Guest Opinions: Beyond Business as Usual

Categories:  News & Politics    Opinion
Friday, October 9th, 2015 at 12:02 PM
Guest Opinions: Beyond Business as Usual by Jay Breneman, County Councilman – District 4
Photo by: James Darren Hicks

Ask the average person what is needed in our communities and you are likely to hear something about more jobs, less crime, and less blight.

Ask the average policymaker what is needed to achieve those outcomes and you will get similarly broad responses, centered on themes of studying and championing such and such, accompanied by the characteristic remark about work to be done, or being done.

Asking for specifics from either one leads to equally generalized responses, or perhaps shifted expectations on something that needs to be done in Harrisburg or Washington.

All for good reason.

We have become accustomed to seeing salvation derive from dollars and legislation decided upon in a far-away city, and we have seen locus of control—real and perceived—move in that direction.

When it comes to local action, frequent methods rest upon “fighting” for certain legislation, calling for collaboration, or voting someone into—or out of—public office, all of which require a significant amount of time before tangible outcomes are reflected in aggregate.

It is easy to understand the appeal in such approaches: we cannot let others legislate against our interests, we cannot single-handedly save our communities, we cannot affect change without being in some position of power, and more time can act as either the breathing room or scapegoat that is needed or wanted.

But we do not have to wait for the next election cycle. Public office is not the sole realm of influence and decisions, time can be a catalyst instead of a dead-end, once in a while we might get a legislative win, and sometimes collaborations do lead to something more than a photo-op or a meeting of the minds.

We just need to take care not to confuse these practices with solutions, and stay mindful that such methods are just as generalized as the aforementioned problem statements.

What is lacking from all of this—problem and method alike —is focus and depth, particularly the linear connection of problem, action, and outcome. And what connections are made are easily mired by petty competition, or rife with too many vagaries.

However, such pitfalls do not have to be the nature of things: we can focus on a place, we can focus on a people, we can focus on an outcome, and we can focus on a method, while making the clear connections that people can rally around, and which can change the direction toward the thriving future we are all eager to see.

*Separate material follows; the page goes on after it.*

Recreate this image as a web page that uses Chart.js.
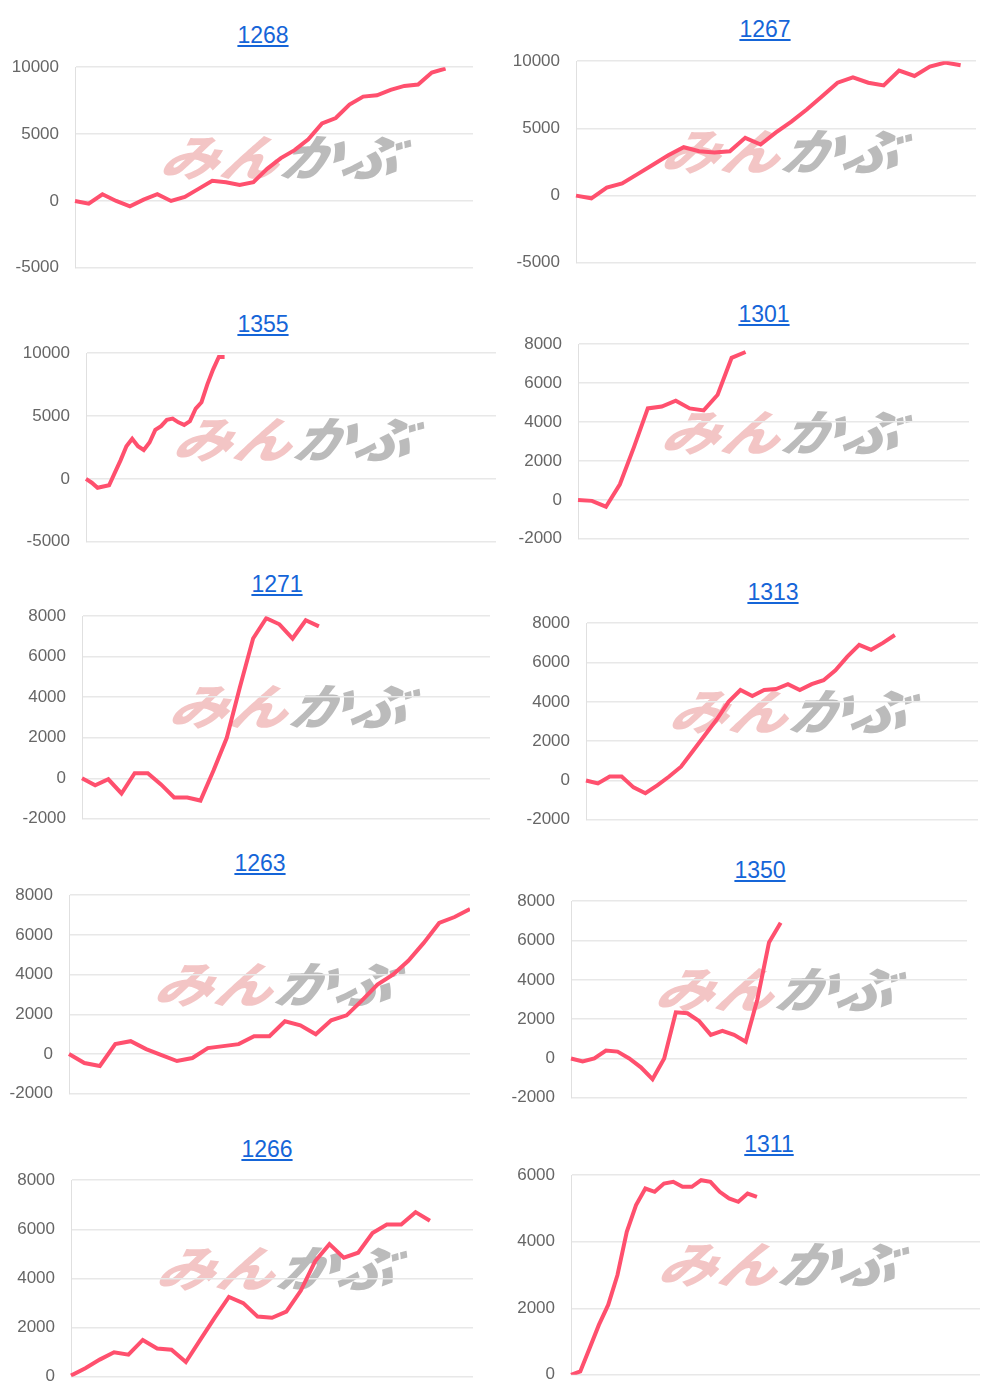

If you want to save a neighborhood, focus on what currently works (particularly the informal systems) and what can work in the neighborhood, not based on generalities, but on specific and coherent elements that make that neighborhood competitive.

For instance, Erie's 2nd Ward, 8th Precinct, like many neighborhoods, could use more homeowners instead of so many rental properties, which will increase home values, property upkeep, and community involvement, deconcentrate poverty, and ultimately improve the fiscal situation of the neighborhood and city.

At the same time, the United States military is cutting forces by the tens-of-thousands: men and women, many with families, who are looking to start fresh somewhere new. They also tend to be more civically active than their non-veteran counterparts, and many qualify for a VA guaranteed home loan, which means they would make great neighbors and have unique resources.

The City, in partnership with a neighborhood organization and other entities, could entice veterans to become homeowners in the neighborhood through a combination of tax incentives, home-improvement loans, and connection to our region’s ample veteran and community organizations.

Another example is the glut of untaxed land in the County, particularly the City of Erie. Instead of hoping and praying Harrisburg does something years from now, perhaps the City and other taxing bodies could work with the nonprofits and encourage them to co-locate, either with one other or on school or government property. Incentives could entice small businesses and higher education to co-locate: improved data access, administrative and facility support, and better access to the people they serve. More nonprofits tightly concentrated could lead to greater innovation, less strain on resources, and opened-up prime real estate that could be brought back on the tax rolls.

Examples aside, we can do this.

We can save a sector, by focusing on the human capital that can be honed and leveraged.

We can build big, so long as we drill down.

We can save a community, as soon as we go beyond the business-as-usual.